There are two primary ways to become an operations supervisor: promotion through the ranks and post-secondary training in management. An operations supervisor is responsible for the daily management of the business. The exact responsibilities vary considerably, based on the industry and the work environment. For example, a call center would have an operations supervisor on every shift, but his or her responsibilities would be significantly different from those of a construction site operations supervisor.
There is no post-secondary training program specifically focused on the skills required to become an operations supervisor. Instead, most candidates have completed training in the industry itself. For example, an operations supervisor in a call center typically has formal education in business, management, or business administration. An operations supervisor in a production environment is usually trained in a skilled trade.

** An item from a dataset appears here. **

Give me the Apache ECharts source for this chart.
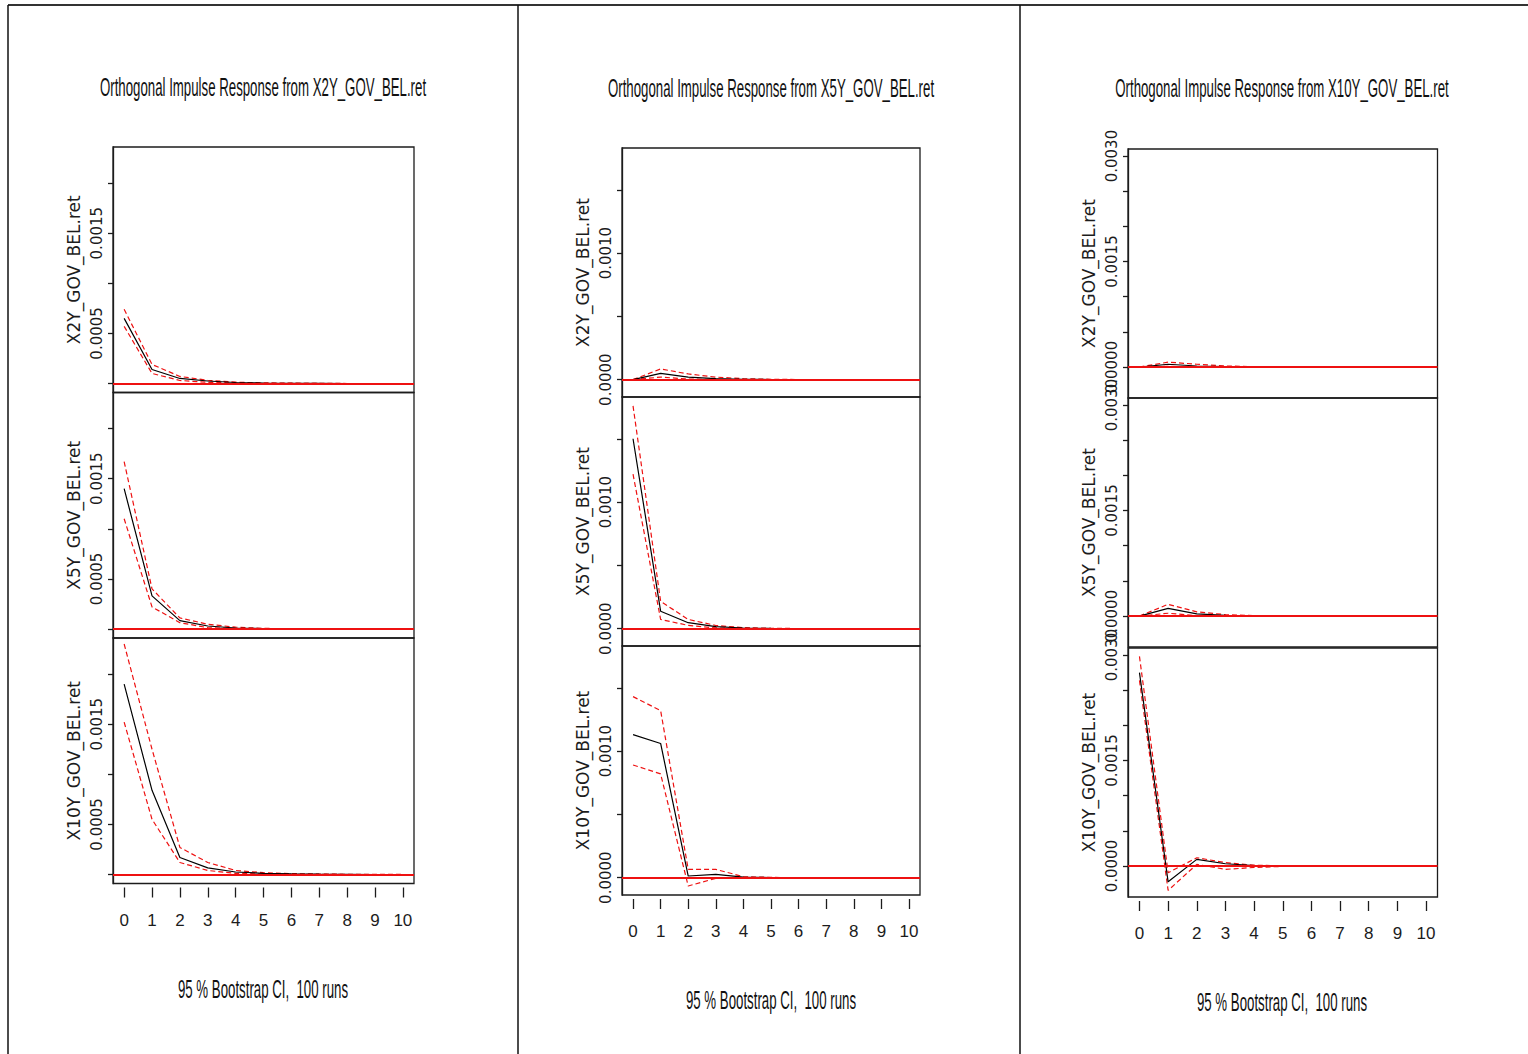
<!DOCTYPE html>
<html>
<head>
<meta charset="utf-8">
<script src="https://cdn.jsdelivr.net/npm/echarts@6/dist/echarts.min.js"></script>
<style>
  html, body { margin: 0; padding: 0; background: #ffffff; }
  #chart { width: 1528px; height: 1054px; }
</style>
</head>
<body>
<div id="chart"></div>
<script>
// Forecast horizons (x axis ticks / labels)
const horizons = [0, 1, 2, 3, 4, 5, 6, 7, 8, 9, 10];
const variables = ['X2Y_GOV_BEL.ret', 'X5Y_GOV_BEL.ret', 'X10Y_GOV_BEL.ret'];
const footerText = '95 % Bootstrap CI,  100 runs';

// ---- Impulse: X2Y_GOV_BEL.ret ----
const irf_x2y_x2y = [0.00065, 0.00014, 0.00005, 0.000025, 0.00001, 0.000005, 0.000002, 0.000001, 0, 0, 0];
const hi_x2y_x2y  = [0.00074, 0.00019, 0.00007, 0.000032, 0.000013, 0.000006, 0.000003, 0.000001, 0, 0, 0];
const lo_x2y_x2y  = [0.00057, 0.00010, 0.00003, 0.000012, 0.000005, 0.000002, 0.000001, 0, 0, 0, 0];

const irf_x2y_x5y = [0.00140, 0.00033, 0.000083, 0.00003, 0.00001, 0.000004, 0.000001, 0, 0, 0, 0];
const hi_x2y_x5y  = [0.00167, 0.00040, 0.00011, 0.000047, 0.000018, 0.000006, 0.000002, 0.000001, 0, 0, 0];
const lo_x2y_x5y  = [0.00110, 0.00022, 0.000063, 0.000013, 0.000004, 0.000001, 0, 0, 0, 0, 0];

const irf_x2y_x10y = [0.00190, 0.00084, 0.00017, 0.000066, 0.000025, 0.000012, 0.000006, 0.000003, 0.000001, 0, 0];
const hi_x2y_x10y  = [0.00230, 0.00125, 0.00027, 0.00012, 0.00004, 0.000018, 0.000009, 0.000004, 0.000002, 0.000001, 0];
const lo_x2y_x10y  = [0.00152, 0.00055, 0.00012, 0.00004, 0.000012, 0.000005, 0.000002, 0.000001, 0, 0, 0];

// ---- Impulse: X5Y_GOV_BEL.ret ----
const irf_x5y_x2y = [0, 0.00005, 0.00002, 0.000008, 0.000003, 0.000001, 0, 0, 0, 0, 0];
const hi_x5y_x2y  = [0, 0.000085, 0.000045, 0.00002, 0.000008, 0.000003, 0.000001, 0, 0, 0, 0];
const lo_x5y_x2y  = [0, 0.00002, 0.000005, 0.000001, 0, 0, 0, 0, 0, 0, 0];

const irf_x5y_x5y = [0.00150, 0.000138, 0.000047, 0.000016, 0.000005, 0.000002, 0.000001, 0, 0, 0, 0];
const hi_x5y_x5y  = [0.00176, 0.000216, 0.000073, 0.000025, 0.000008, 0.000003, 0.000001, 0, 0, 0, 0];
const lo_x5y_x5y  = [0.00122, 0.000073, 0.000026, 0.000006, 0.000002, 0.000001, 0, 0, 0, 0, 0];

const irf_x5y_x10y = [0.00113, 0.00106, 0.000013, 0.000026, 0.000004, 0.000001, 0, 0, 0, 0, 0];
const hi_x5y_x10y  = [0.00143, 0.00132, 0.000065, 0.000065, 0.000008, 0.000002, 0, 0, 0, 0, 0];
const lo_x5y_x10y  = [0.00089, 0.00082, -0.000066, -0.000005, -0.000002, 0, 0, 0, 0, 0, 0];

// ---- Impulse: X10Y_GOV_BEL.ret ----
const irf_x10y_x2y = [0, 0.00004, 0.000015, 0.000005, 0.000002, 0.000001, 0, 0, 0, 0, 0];
const hi_x10y_x2y  = [0, 0.00007, 0.00004, 0.000015, 0.000006, 0.000002, 0.000001, 0, 0, 0, 0];
const lo_x10y_x2y  = [0, 0.00001, -0.000003, -0.000002, 0, 0, 0, 0, 0, 0, 0];

const irf_x10y_x5y = [0, 0.00011, 0.00003, 0.00001, 0.000003, 0.000001, 0, 0, 0, 0, 0];
const hi_x10y_x5y  = [0, 0.000167, 0.00006, 0.00002, 0.000006, 0.000002, 0.000001, 0, 0, 0, 0];
const lo_x10y_x5y  = [0, 0.00004, 0.000005, 0.000002, 0, 0, 0, 0, 0, 0, 0];

const irf_x10y_x10y = [0.00275, -0.000224, 0.000095, 0.000033, 0.000008, 0.000002, 0, 0, 0, 0, 0];
const hi_x10y_x10y  = [0.00298, -0.000095, 0.000118, 0.00005, 0.000012, 0.000003, 0, 0, 0, 0, 0];
const lo_x10y_x10y  = [0.00264, -0.000346, 0.000024, -0.000047, -0.00002, -0.000005, 0, 0, 0, 0, 0];

// y-axis tick positions and printed labels for each impulse panel
const yTicks_x2y  = [0, 0.0005, 0.001, 0.0015, 0.002];
const yLabels_x2y = [0.0005, 0.0015];
const yTicks_x5y  = [0, 0.0005, 0.001, 0.0015];
const yLabels_x5y = [0, 0.001];
const yTicks_x10y  = [0, 0.0005, 0.001, 0.0015, 0.002, 0.0025, 0.003];
const yLabels_x10y = [0, 0.0015, 0.003];

// Panels: one per impulse variable, three stacked responses each
const panels = [
  { impulse: variables[0], ticks: yTicks_x2y, labels: yLabels_x2y,
    resp: [[irf_x2y_x2y, lo_x2y_x2y, hi_x2y_x2y], [irf_x2y_x5y, lo_x2y_x5y, hi_x2y_x5y], [irf_x2y_x10y, lo_x2y_x10y, hi_x2y_x10y]] },
  { impulse: variables[1], ticks: yTicks_x5y, labels: yLabels_x5y,
    resp: [[irf_x5y_x2y, lo_x5y_x2y, hi_x5y_x2y], [irf_x5y_x5y, lo_x5y_x5y, hi_x5y_x5y], [irf_x5y_x10y, lo_x5y_x10y, hi_x5y_x10y]] },
  { impulse: variables[2], ticks: yTicks_x10y, labels: yLabels_x10y,
    resp: [[irf_x10y_x2y, lo_x10y_x2y, hi_x10y_x2y], [irf_x10y_x5y, lo_x10y_x5y, hi_x10y_x5y], [irf_x10y_x10y, lo_x10y_x10y, hi_x10y_x10y]] }
];

// Page geometry for each panel
const layout = [
  { left: 113,  width: 301,   tops: [147, 392.5, 638], height: 245.5, cx: 263,  titleY: 87, footY: 989,  ymin: -0.00009,  ymax: 0.00236 },
  { left: 622,  width: 298,   tops: [148, 397, 646],   height: 249,   cx: 771,  titleY: 88, footY: 1000, ymin: -0.000137, ymax: 0.00183 },
  { left: 1128, width: 309.5, tops: [149, 398, 648],   height: 249,   cx: 1282, titleY: 88, footY: 1002, ymin: -0.00044,  ymax: 0.0031 }
];

const INK = '#1c1c1c';
const RED = '#ee1111';
const grids = [], xAxes = [], yAxes = [], series = [], graphics = [];

const pairs = (vals) => horizons.map((h, i) => [h, vals[i]]);

panels.forEach((p, pi) => {
  const L = layout[pi];
  p.resp.forEach((r, ri) => {
    const gi = grids.length;
    const isBottom = ri === 2;
    grids.push({
      left: L.left, top: L.tops[ri], width: L.width, height: L.height,
      show: true, borderColor: INK, borderWidth: 1.3, backgroundColor: 'transparent',
      containLabel: false, outerBoundsMode: 'none'
    });
    xAxes.push({
      gridIndex: gi, type: 'value', min: -0.4, max: 10.4, position: 'bottom',
      offset: isBottom ? 4 : 0,
      axisLine: { show: false, onZero: false },
      splitLine: { show: false },
      axisTick: { show: isBottom, customValues: horizons, length: 10, lineStyle: { color: INK, width: 1.3 } },
      axisLabel: {
        show: isBottom, customValues: horizons, margin: 24,
        color: INK, fontSize: 17,
        fontFamily: '"Liberation Sans Narrow", "Liberation Sans", Arial, sans-serif'
      }
    });
    yAxes.push({
      gridIndex: gi, type: 'value', min: L.ymin, max: L.ymax, position: 'left',
      name: variables[ri], nameLocation: 'middle', nameRotate: 90, nameGap: 31,
      nameTextStyle: { color: INK, fontSize: 17, fontFamily: '"DejaVu Sans", sans-serif' },
      axisLine: { show: true, onZero: false, lineStyle: { color: INK, width: 1.3 } },
      splitLine: { show: false },
      axisTick: { show: true, customValues: p.ticks, length: 5, lineStyle: { color: INK, width: 1.3 } },
      axisLabel: {
        customValues: p.labels, rotate: 90, margin: 9,
        color: INK, fontSize: 15, fontFamily: '"DejaVu Sans", sans-serif',
        formatter: (v) => Number(v).toFixed(4)
      }
    });
    const [est, lo, hi] = r;
    const dashed = { color: RED, width: 1.2, type: [5, 3] };
    series.push(
      { type: 'line', xAxisIndex: gi, yAxisIndex: gi, data: pairs(hi), symbol: 'none', lineStyle: dashed, z: 2, silent: true },
      { type: 'line', xAxisIndex: gi, yAxisIndex: gi, data: pairs(lo), symbol: 'none', lineStyle: dashed, z: 2, silent: true },
      { type: 'line', xAxisIndex: gi, yAxisIndex: gi, data: pairs(est), symbol: 'none', lineStyle: { color: '#000', width: 1.2 }, z: 3, silent: true },
      { type: 'line', xAxisIndex: gi, yAxisIndex: gi, data: [], symbol: 'none', z: 5, silent: true,
        markLine: { silent: true, symbol: ['none', 'none'], label: { show: false },
          lineStyle: { color: RED, width: 2, type: 'solid' }, data: [{ yAxis: 0 }] } }
    );
  });

  // Panel title and footer (condensed lettering)
  graphics.push({
    type: 'text', x: L.cx, y: L.titleY, scaleX: 0.53,
    style: { text: 'Orthogonal Impulse Response from ' + p.impulse, fontSize: 25,
      fontFamily: '"Liberation Sans", Arial, sans-serif', fill: '#111', align: 'center', verticalAlign: 'middle' }
  });
  graphics.push({
    type: 'text', x: L.cx, y: L.footY, scaleX: 0.53,
    style: { text: footerText, fontSize: 25,
      fontFamily: '"Liberation Sans", Arial, sans-serif', fill: '#111', align: 'center', verticalAlign: 'middle' }
  });
});

// Frame lines separating the three panels
graphics.push(
  { type: 'line', shape: { x1: 8, y1: 5, x2: 1528, y2: 5 }, style: { stroke: '#333', lineWidth: 2 } },
  { type: 'line', shape: { x1: 8, y1: 5, x2: 8, y2: 1054 }, style: { stroke: '#111', lineWidth: 1.5 } },
  { type: 'line', shape: { x1: 518, y1: 5, x2: 518, y2: 1054 }, style: { stroke: '#111', lineWidth: 1.5 } },
  { type: 'line', shape: { x1: 1020, y1: 5, x2: 1020, y2: 1054 }, style: { stroke: '#111', lineWidth: 1.5 } }
);

const chart = echarts.init(document.getElementById('chart'), null, { renderer: 'svg' });
chart.setOption({
  animation: false,
  backgroundColor: '#ffffff',
  grid: grids,
  xAxis: xAxes,
  yAxis: yAxes,
  series: series,
  graphic: graphics
});
</script>
</body>
</html>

Workplace experience is much more important than education once you become an operations supervisor. In general, it takes eight to 10 years of experience to gain the skills required to function at a supervisory level. In order to qualify for this type of promotional opportunity, candidates must have an excellent performance record in their current role. The ideal operations supervisor is well versed in the actual tasks that must be completed and is able to provide guidance to staff as required.

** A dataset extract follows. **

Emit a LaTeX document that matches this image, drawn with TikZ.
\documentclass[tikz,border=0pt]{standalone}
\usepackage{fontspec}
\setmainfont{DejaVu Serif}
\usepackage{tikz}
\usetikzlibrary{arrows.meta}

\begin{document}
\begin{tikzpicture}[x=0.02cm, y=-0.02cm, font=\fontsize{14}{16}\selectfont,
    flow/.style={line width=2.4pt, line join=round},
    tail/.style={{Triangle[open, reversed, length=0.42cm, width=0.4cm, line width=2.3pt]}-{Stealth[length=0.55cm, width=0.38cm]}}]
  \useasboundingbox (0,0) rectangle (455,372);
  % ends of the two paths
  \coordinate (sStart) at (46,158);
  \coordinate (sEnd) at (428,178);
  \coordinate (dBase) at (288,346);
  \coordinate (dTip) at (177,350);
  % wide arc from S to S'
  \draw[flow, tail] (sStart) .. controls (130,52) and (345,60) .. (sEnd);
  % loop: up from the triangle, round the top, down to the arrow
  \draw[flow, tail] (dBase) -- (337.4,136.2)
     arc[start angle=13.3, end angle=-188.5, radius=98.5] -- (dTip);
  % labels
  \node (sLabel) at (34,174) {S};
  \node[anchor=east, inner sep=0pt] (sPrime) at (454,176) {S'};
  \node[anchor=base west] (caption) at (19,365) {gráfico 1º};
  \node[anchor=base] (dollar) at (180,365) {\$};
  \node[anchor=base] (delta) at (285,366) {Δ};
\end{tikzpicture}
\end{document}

Another way to become an operations supervisor is the successful completion of post-secondary training in management. In some firms, the organization is looking for a supervisor who is unfamiliar with the current business practices. He or she is expected to provide new ideas, insights, and find different ways to meet the business needs.
A person who becomes the supervisor this way often faces two significant challenges: staff resistance and resentment, and lack of management support. In many cases, the staff had a specific preference for who should be promoted to the supervisory role. Selecting an external candidate often creates resistance to accepting the new supervisor. A wise candidate takes the time to build rapport and trust with existing staffers before making any changes.
The next stage of difficulty often arises when the new supervisor attempts to change the business processes. The current staff members often see no merit in changing the current processes and may even find flaws in the proposed changes. Although upper management was clear on a desire for change when hiring someone external, the commitment to change often waivers in the face of staff resistance.